--- start Dataset records ---
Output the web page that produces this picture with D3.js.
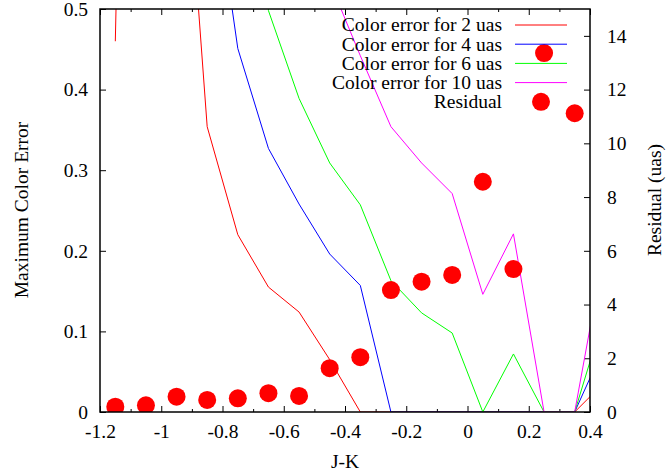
<!DOCTYPE html>
<html><head><meta charset="utf-8">
<script src="https://cdn.jsdelivr.net/npm/d3@7"></script>
<style>
body{margin:0;background:#fff}
text{font-family:"Liberation Serif","Times New Roman",serif;fill:#000}
</style>
</head><body><svg id="c" width="666" height="474"></svg>
<script>
// ---- data ----
const jk = [-1.15,-1.05,-0.95,-0.85,-0.75,-0.65,-0.55,-0.45,-0.35,-0.25,-0.15,-0.05,0.05,0.15,0.25,0.35,0.45];
const err2  = [0.46, 2.2, 0.87, 0.354, 0.22, 0.155, 0.124, 0.065, 0, 0, 0, 0, 0, 0, 0, 0, 0.038];
const err4  = [2.5, 4.4, 1.5, 0.716, 0.451, 0.327, 0.258, 0.196, 0.157, 0, 0, 0, 0, 0, 0, 0, 0.084];
const err6  = [4.0, 6.0, 2.2, 1.3, 0.9, 0.498, 0.389, 0.309, 0.257, 0.163, 0.123, 0.098, 0, 0.072, 0, 0, 0.125];
const err10 = [7.0, 9.0, 3.5, 2.2, 1.5, 0.95, 0.7, 0.534, 0.442, 0.354, 0.309, 0.271, 0.146, 0.221, 0, 0, 0.208];
const residualX = [-1.15,-1.05,-0.95,-0.85,-0.75,-0.65,-0.55,-0.45,-0.35,-0.25,-0.15,-0.05,0.05,0.15,0.25,0.35];
const residual  = [0.2, 0.25, 0.57, 0.45, 0.51, 0.7, 0.6, 1.63, 2.04, 4.54, 4.85, 5.1, 8.57, 5.32, 13.36, 11.12];
const seriesNames = ["Color error for 2 uas","Color error for 4 uas","Color error for 6 uas","Color error for 10 uas"];
const seriesColors = ["#ff0000","#0000ff","#00ff00","#ff00ff"];
const residualName = "Residual";
const xMajor = [-1.2,-1,-0.8,-0.6,-0.4,-0.2,0,0.2,0.4];
const xMinor = [-1.1,-0.9,-0.7,-0.5,-0.3,-0.1,0.1,0.3];
const yTicks = [0,0.1,0.2,0.3,0.4,0.5];
const y2Ticks = [0,2,4,6,8,10,12,14];

// ---- layout ----
const L=100, R=590, T=9, B=412, FS=19.5;
const svg = d3.select("#c");
const x = d3.scaleLinear().domain([-1.2,0.4]).range([L,R]);
const y = d3.scaleLinear().domain([0,0.5]).range([B,T]);
const y2 = d3.scaleLinear().domain([0,15]).range([B,T]);

svg.append("clipPath").attr("id","clip").append("rect")
  .attr("x",L).attr("y",T).attr("width",R-L).attr("height",B-T);

function styleAxis(g){
  g.select(".domain").remove();
  g.selectAll("line").attr("stroke","#000").attr("stroke-width",1);
  g.selectAll("text").attr("font-size",FS).attr("font-family","Liberation Serif").attr("fill","#000");
}
const fmt = d => (Math.abs(d)<1e-9 ? "0" : String(+d.toFixed(2)));

// bottom major
svg.append("g").attr("transform",`translate(0,${B})`)
  .call(d3.axisBottom(x).tickValues(xMajor).tickSize(-6).tickPadding(12).tickFormat(fmt)).call(styleAxis);
svg.append("g").attr("transform",`translate(0,${B})`)
  .call(d3.axisBottom(x).tickValues(xMinor).tickSize(-3).tickFormat("")).call(styleAxis);
// top
svg.append("g").attr("transform",`translate(0,${T})`)
  .call(d3.axisTop(x).tickValues(xMajor).tickSize(-6).tickFormat("")).call(styleAxis);
svg.append("g").attr("transform",`translate(0,${T})`)
  .call(d3.axisTop(x).tickValues(xMinor).tickSize(-3).tickFormat("")).call(styleAxis);
// left
svg.append("g").attr("transform",`translate(${L},0)`)
  .call(d3.axisLeft(y).tickValues(yTicks).tickSize(-6).tickPadding(12).tickFormat(fmt)).call(styleAxis);
// right
svg.append("g").attr("transform",`translate(${R},0)`)
  .call(d3.axisRight(y2).tickValues(y2Ticks).tickSize(-6).tickPadding(17).tickFormat(d3.format("d"))).call(styleAxis);

// lines
const plot = svg.append("g").attr("clip-path","url(#clip)");
const allSeries = [err2,err4,err6,err10];
allSeries.forEach((s,i)=>{
  const line = d3.line().x((d,j)=>x(jk[j])).y(d=>y(d));
  plot.append("path").datum(s).attr("d",line).attr("fill","none")
    .attr("stroke",seriesColors[i]).attr("stroke-width",1);
});
plot.selectAll("circle.res").data(residual).join("circle").attr("class","res")
  .attr("cx",(d,i)=>x(residualX[i])).attr("cy",d=>y2(d)).attr("r",9).attr("fill","#ff0000");

// legend
const lg = svg.append("g");
const rowY = i => 25 + i*19.2;
seriesNames.forEach((n,i)=>{
  lg.append("text").attr("x",502).attr("y",rowY(i)).attr("dy","0.33em")
    .attr("text-anchor","end").attr("font-size",FS).text(n);
  lg.append("line").attr("x1",515).attr("x2",567).attr("y1",rowY(i)).attr("y2",rowY(i))
    .attr("stroke",seriesColors[i]).attr("stroke-width",1);
});
lg.append("text").attr("x",502).attr("y",rowY(4)).attr("dy","0.33em")
  .attr("text-anchor","end").attr("font-size",FS).text(residualName);
lg.append("circle").attr("cx",541).attr("cy",rowY(4)).attr("r",9).attr("fill","#ff0000");

// frame
svg.append("rect").attr("x",L).attr("y",T).attr("width",R-L).attr("height",B-T)
  .attr("fill","none").attr("stroke","#000").attr("stroke-width",1.5);

// axis titles
svg.append("text").attr("x",345).attr("y",468).attr("text-anchor","middle").attr("font-size",FS).text("J-K");
svg.append("text").attr("transform",`translate(28,210) rotate(-90)`).attr("text-anchor","middle")
  .attr("font-size",FS).text("Maximum Color Error");
svg.append("text").attr("transform",`translate(661,200) rotate(-90)`).attr("text-anchor","middle")
  .attr("font-size",FS).text("Residual (uas)");
</script></body></html>
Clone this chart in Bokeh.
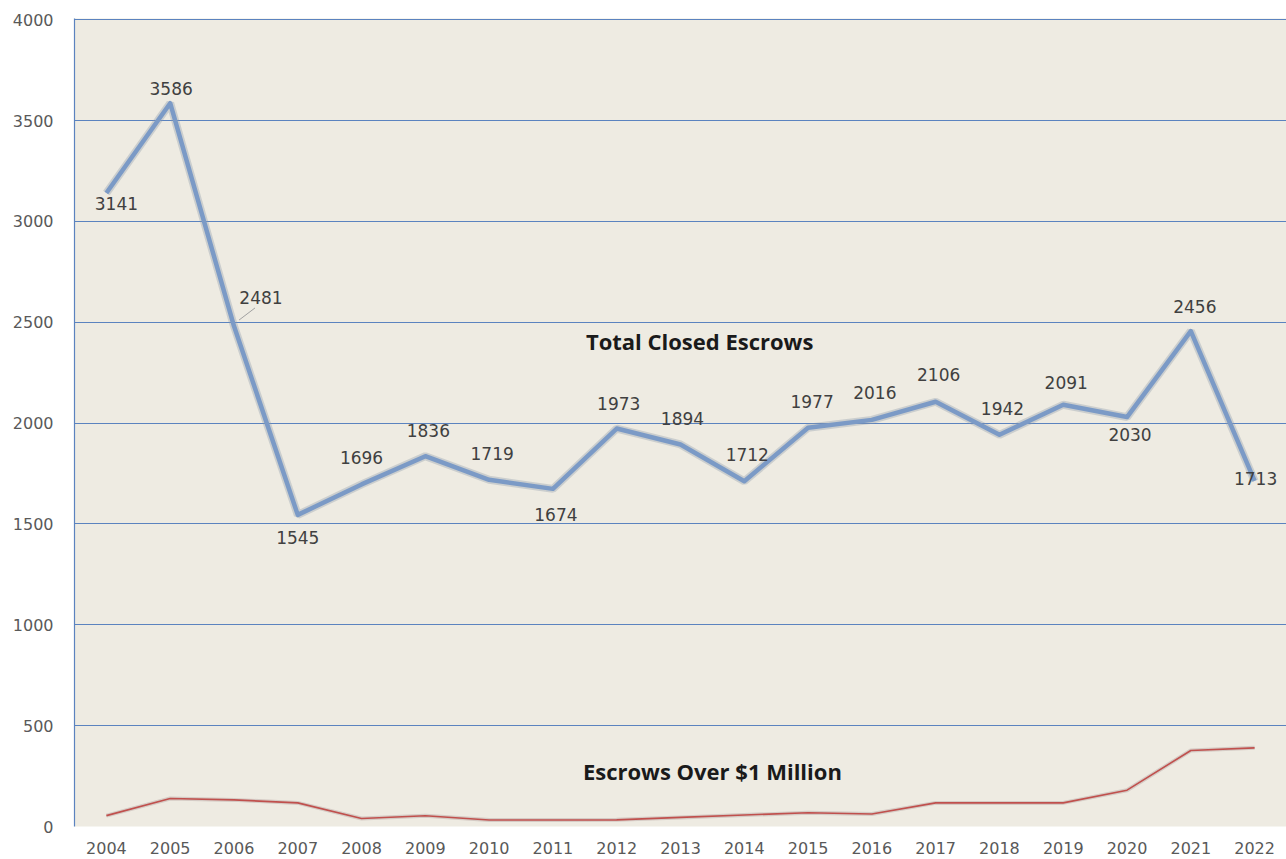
from bokeh.plotting import figure
from bokeh.models import Range1d, FixedTicker, ColumnDataSource, Label
from bokeh.core.properties import value
from bokeh.embed import file_html
from bokeh.resources import INLINE

# ---- data ----
years = [2004, 2005, 2006, 2007, 2008, 2009, 2010, 2011, 2012, 2013,
         2014, 2015, 2016, 2017, 2018, 2019, 2020, 2021, 2022]
total_closed = [3141, 3586, 2481, 1545, 1696, 1836, 1719, 1674, 1973, 1894,
                1712, 1977, 2016, 2106, 1942, 2091, 2030, 2456, 1713]
over_1m = [54, 139, 132, 117, 40, 53, 32, 32, 33, 45,
           57, 68, 62, 117, 117, 117, 180, 377, 390]
y_ticks = [0, 500, 1000, 1500, 2000, 2500, 3000, 3500, 4000]
series_names = ["Total Closed Escrows", "Escrows Over $1 Million"]

# ---- label placement (screen px, style only) ----
lbl_dx = [10, 1, 27, 0, 0, 3, 3, 3, 2, 2, 3, 4, 3, 3, 3, 3, 3, 4, 1]
lbl_dy = [11, -15, -29, 23, -27, -26, -26, 26, -25, -26, -27, -26, -27, -27, -26, -22, 17, -25, -2]

p = figure(width=1286, height=859, output_backend="svg", toolbar_location=None,
           x_range=Range1d(2003.5, 2022.5), y_range=Range1d(0, 4006),
           min_border_left=74, min_border_right=0, min_border_top=18, min_border_bottom=33)

p.background_fill_color = "#eeebe2"
p.border_fill_color = "white"
p.outline_line_color = None

# grid
p.xgrid.grid_line_color = None
p.ygrid.ticker = FixedTicker(ticks=y_ticks[1:])
p.ygrid.grid_line_color = "#5b83bf"
p.ygrid.grid_line_width = 1.2

# axes
p.yaxis.ticker = FixedTicker(ticks=y_ticks)
p.yaxis.axis_line_color = "#5b83bf"
p.yaxis.axis_line_width = 1.2
p.yaxis.major_tick_line_color = None
p.yaxis.minor_tick_line_color = None
p.yaxis.major_label_standoff = 15
p.yaxis.major_label_text_font = "DejaVu Sans"
p.yaxis.major_label_text_font_size = "16px"
p.yaxis.major_label_text_color = "#595959"

p.xaxis.ticker = FixedTicker(ticks=years)
p.xaxis.axis_line_color = None
p.xaxis.major_tick_line_color = None
p.xaxis.minor_tick_line_color = None
p.xaxis.major_label_standoff = 9
p.xaxis.major_label_text_font = "DejaVu Sans"
p.xaxis.major_label_text_font_size = "16px"
p.xaxis.major_label_text_color = "#595959"

src = ColumnDataSource(dict(x=years, total=total_closed, big=over_1m,
                            lbl=[str(v) for v in total_closed], dx=lbl_dx, dy=lbl_dy))

# shadows / glow
p.line("x", "total", source=src, line_color="#8a97a8", line_alpha=0.35, line_width=8)
p.line("x", "big", source=src, line_color="#9a8080", line_alpha=0.3, line_width=4)

# series
p.line("x", "total", source=src, line_color="#7b9ac6", line_width=4.5, line_join="round")
p.line("x", "big", source=src, line_color="#c0504d", line_width=1.6, line_join="round")

# leader line for 2006 label
p.segment(x0=[years[2] + 0.08], y0=[total_closed[2] + 30],
          x1=[years[2] + 0.33], y1=[total_closed[2] + 90],
          line_color="#a0a0a0", line_width=1)

# data labels
p.text(x="x", y="total", text="lbl", source=src, x_offset="dx", y_offset="dy",
       text_align="center", text_baseline="middle",
       text_font=value("DejaVu Sans"), text_font_size="17px", text_color="#404040")

# series name labels
p.add_layout(Label(x=2013.3, y=2408, text=series_names[0], text_align="center",
                   text_baseline="middle", text_font="Open Sans", text_font_style="bold",
                   text_font_size="22px", text_color="#1a1a1a"))
p.add_layout(Label(x=2013.5, y=277, text=series_names[1], text_align="center",
                   text_baseline="middle", text_font="Open Sans", text_font_style="bold",
                   text_font_size="22px", text_color="#1a1a1a"))

open("out.html", "w").write(file_html(p, INLINE))
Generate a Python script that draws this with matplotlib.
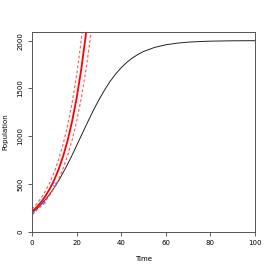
import matplotlib
matplotlib.use("Agg")
import matplotlib.pyplot as plt

# logistic curve (black)
t_logis = [0, 2.5, 5, 7.5, 10, 12.5, 15, 17.5, 20, 22.5, 25, 27.5, 30, 32.5, 35,
           37.5, 40, 42.5, 45, 47.5, 50, 55, 60, 65, 70, 75, 80, 90, 100]
n_logis = [200, 249, 310, 381, 464, 558, 665, 779, 902, 1027, 1150, 1270, 1381, 1482, 1573,
           1650, 1717, 1772, 1818, 1855, 1886, 1929, 1956, 1973, 1984, 1990, 1994, 1998, 1999]

# exponential fit (red) and its bands (dashed)
t_exp = [0, 2, 4, 6, 8, 10, 12, 14, 16, 18, 20, 22, 24, 26, 28]
n_fit = [213, 257, 310, 374, 452, 545, 658, 794, 958, 1157, 1396, 1685, 2033, 2454, 2960]
n_upper = [240, 291, 352, 427, 517, 627, 760, 920, 1115, 1351, 1637, 1984, 2403, 2900, 3500]
n_lower = [185, 222, 267, 320, 385, 462, 555, 666, 800, 960, 1153, 1385, 1663, 1997, 2398]

# observed points (blue)
t_obs = [0, 5, 10]
n_obs = [206, 311, 500]

fig = plt.figure(figsize=(2.71, 2.71), dpi=100)
ax = fig.add_axes([0.118, 0.144, 0.823, 0.738])

ax.plot(t_logis, n_logis, color='#222222', lw=0.7)
ax.plot(t_exp, n_fit, color='red', lw=1.3)
ax.plot(t_exp, n_upper, color='#ff5555', lw=0.8, linestyle=(0, (2.5, 2)))
ax.plot(t_exp, n_lower, color='#ff5555', lw=0.8, linestyle=(0, (2.5, 2)))
ax.plot(t_obs, n_obs, 'o', mfc='none', mec='#5555ff', ms=2.5, mew=0.5)

ax.set_xlim(0, 100)
ax.set_ylim(0, 2090)
ax.set_xticks([0, 20, 40, 60, 80, 100])
ax.set_yticks([0, 500, 1000, 1500, 2000])
for lab in ax.get_yticklabels():
    lab.set_rotation(90)
    lab.set_va('center')
ax.tick_params(labelsize=5, length=3, width=0.6, color='#444444', pad=3)
for s in ax.spines.values():
    s.set_linewidth(0.7)
    s.set_color('#555555')

ax.set_xlabel('Time', fontsize=5, labelpad=7)
ax.set_ylabel('Population', fontsize=5, labelpad=6.5)

fig.savefig('out.png', dpi=100)
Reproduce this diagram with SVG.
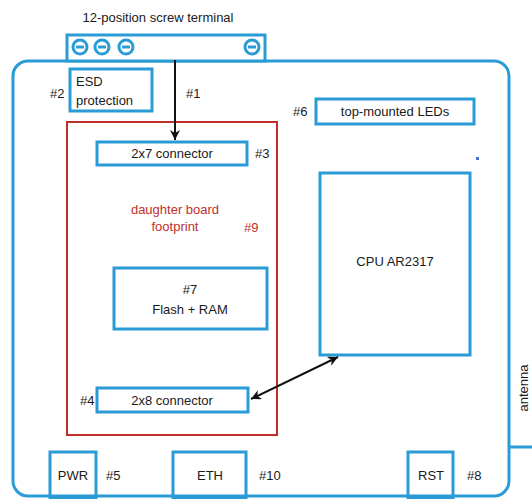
<svg xmlns="http://www.w3.org/2000/svg" width="532" height="499" viewBox="0 0 532 499">
<defs>
<style>
.b{fill:#fff;stroke:#2a9bd5;stroke-width:3}
.bl{fill:none;stroke:#2a9bd5;stroke-width:3}
.r{fill:none;stroke:#c0302a;stroke-width:2}
text{font-family:"Liberation Sans",Arial,sans-serif;font-size:13px;fill:#1a1a1a}
.c{text-anchor:middle}
.red{fill:#c0302a}
.ar{stroke:#111;stroke-width:2;fill:none}
</style>
<marker id="ah" markerUnits="userSpaceOnUse" markerWidth="12" markerHeight="10" refX="10" refY="5" orient="auto-start-reverse">
<path d="M0,0 L10,5 L0,10 L3,5 Z" fill="#111"/>
</marker>
</defs>
<rect width="532" height="499" fill="#fff"/>
<text class="c" x="158" y="22">12-position screw terminal</text>
<g id="board"><rect class="bl" x="13" y="61" width="496" height="435" rx="15"/></g>
<g id="terminal">
<rect class="b" x="67" y="35" width="198" height="26"/>
<g class="bl" stroke-width="2.5">
<circle cx="80" cy="47" r="7"/><line x1="76" y1="47" x2="84" y2="47"/>
<circle cx="102" cy="47" r="7"/><line x1="98" y1="47" x2="106" y2="47"/>
<circle cx="126" cy="47" r="7"/><line x1="122" y1="47" x2="130" y2="47"/>
<circle cx="252" cy="47" r="7"/><line x1="248" y1="47" x2="256" y2="47"/>
</g>
</g>
<g id="esd">
<rect class="b" x="70" y="69" width="82" height="42"/>
<text x="76" y="86">ESD</text><text x="76" y="105">protection</text>
<text x="50" y="98">#2</text>
</g>
<g id="daughter">
<rect class="r" x="67" y="122" width="210" height="313"/>
<text class="c red" x="175" y="214">daughter board</text>
<text class="c red" x="175" y="231">footprint</text>
<text class="red" x="244" y="232">#9</text>
</g>
<g id="conn27">
<rect class="b" x="97" y="142" width="150" height="23"/>
<text class="c" x="172" y="158">2x7 connector</text>
<text x="255" y="158">#3</text>
</g>
<g id="flash">
<rect class="b" x="114" y="268" width="153" height="61"/>
<text class="c" x="190" y="294">#7</text>
<text class="c" x="190" y="314">Flash + RAM</text>
</g>
<g id="conn28">
<rect class="b" x="97" y="388" width="151" height="24"/>
<text class="c" x="172" y="405">2x8 connector</text>
<text x="80" y="405">#4</text>
</g>
<g id="leds">
<rect class="b" x="316" y="99" width="158" height="25"/>
<text class="c" x="395" y="116">top-mounted LEDs</text>
<text x="293" y="116">#6</text>
</g>
<rect x="476" y="157" width="3" height="3" fill="#4a6fd0"/>
<g id="cpu">
<rect class="b" x="320" y="173" width="150" height="182"/>
<text class="c" x="395" y="266">CPU AR2317</text>
</g>
<g id="pwr">
<rect class="bl" x="50" y="452" width="46" height="46"/>
<text class="c" x="73" y="480">PWR</text>
<text x="106" y="480">#5</text>
</g>
<g id="eth">
<rect class="bl" x="173" y="452" width="73" height="46"/>
<text class="c" x="210" y="480">ETH</text>
<text x="259" y="480">#10</text>
</g>
<g id="rst">
<rect class="bl" x="408" y="452" width="45" height="46"/>
<text class="c" x="431" y="480">RST</text>
<text x="467" y="480">#8</text>
</g>
<g id="antenna">
<line class="bl" x1="509" y1="447" x2="532" y2="447"/>
<text class="c" transform="translate(528,388) rotate(-90)">antenna</text>
</g>
<g id="connectors">
<line class="ar" x1="175" y1="60" x2="175" y2="140" marker-end="url(#ah)"/>
<text x="186" y="98">#1</text>
<line class="ar" x1="251" y1="399" x2="338" y2="357" marker-start="url(#ah)" marker-end="url(#ah)"/>
</g>
</svg>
--- end Dataset records ---
Write out the lines beginning with the one that contains "Generate a Python" and ending with the one that contains "fig.savefig('out.png', dpi=100)", exactly as given. Leave pictures out.

Generate a Python script that draws this with matplotlib.
import matplotlib
matplotlib.use("Agg")
import matplotlib.pyplot as plt

# logistic curve (black)
t_logis = [0, 2.5, 5, 7.5, 10, 12.5, 15, 17.5, 20, 22.5, 25, 27.5, 30, 32.5, 35,
           37.5, 40, 42.5, 45, 47.5, 50, 55, 60, 65, 70, 75, 80, 90, 100]
n_logis = [200, 249, 310, 381, 464, 558, 665, 779, 902, 1027, 1150, 1270, 1381, 1482, 1573,
           1650, 1717, 1772, 1818, 1855, 1886, 1929, 1956, 1973, 1984, 1990, 1994, 1998, 1999]

# exponential fit (red) and its bands (dashed)
t_exp = [0, 2, 4, 6, 8, 10, 12, 14, 16, 18, 20, 22, 24, 26, 28]
n_fit = [213, 257, 310, 374, 452, 545, 658, 794, 958, 1157, 1396, 1685, 2033, 2454, 2960]
n_upper = [240, 291, 352, 427, 517, 627, 760, 920, 1115, 1351, 1637, 1984, 2403, 2900, 3500]
n_lower = [185, 222, 267, 320, 385, 462, 555, 666, 800, 960, 1153, 1385, 1663, 1997, 2398]

# observed points (blue)
t_obs = [0, 5, 10]
n_obs = [206, 311, 500]

fig = plt.figure(figsize=(2.71, 2.71), dpi=100)
ax = fig.add_axes([0.118, 0.144, 0.823, 0.738])

ax.plot(t_logis, n_logis, color='#222222', lw=0.7)
ax.plot(t_exp, n_fit, color='red', lw=1.3)
ax.plot(t_exp, n_upper, color='#ff5555', lw=0.8, linestyle=(0, (2.5, 2)))
ax.plot(t_exp, n_lower, color='#ff5555', lw=0.8, linestyle=(0, (2.5, 2)))
ax.plot(t_obs, n_obs, 'o', mfc='none', mec='#5555ff', ms=2.5, mew=0.5)

ax.set_xlim(0, 100)
ax.set_ylim(0, 2090)
ax.set_xticks([0, 20, 40, 60, 80, 100])
ax.set_yticks([0, 500, 1000, 1500, 2000])
for lab in ax.get_yticklabels():
    lab.set_rotation(90)
    lab.set_va('center')
ax.tick_params(labelsize=5, length=3, width=0.6, color='#444444', pad=3)
for s in ax.spines.values():
    s.set_linewidth(0.7)
    s.set_color('#555555')

ax.set_xlabel('Time', fontsize=5, labelpad=7)
ax.set_ylabel('Population', fontsize=5, labelpad=6.5)

fig.savefig('out.png', dpi=100)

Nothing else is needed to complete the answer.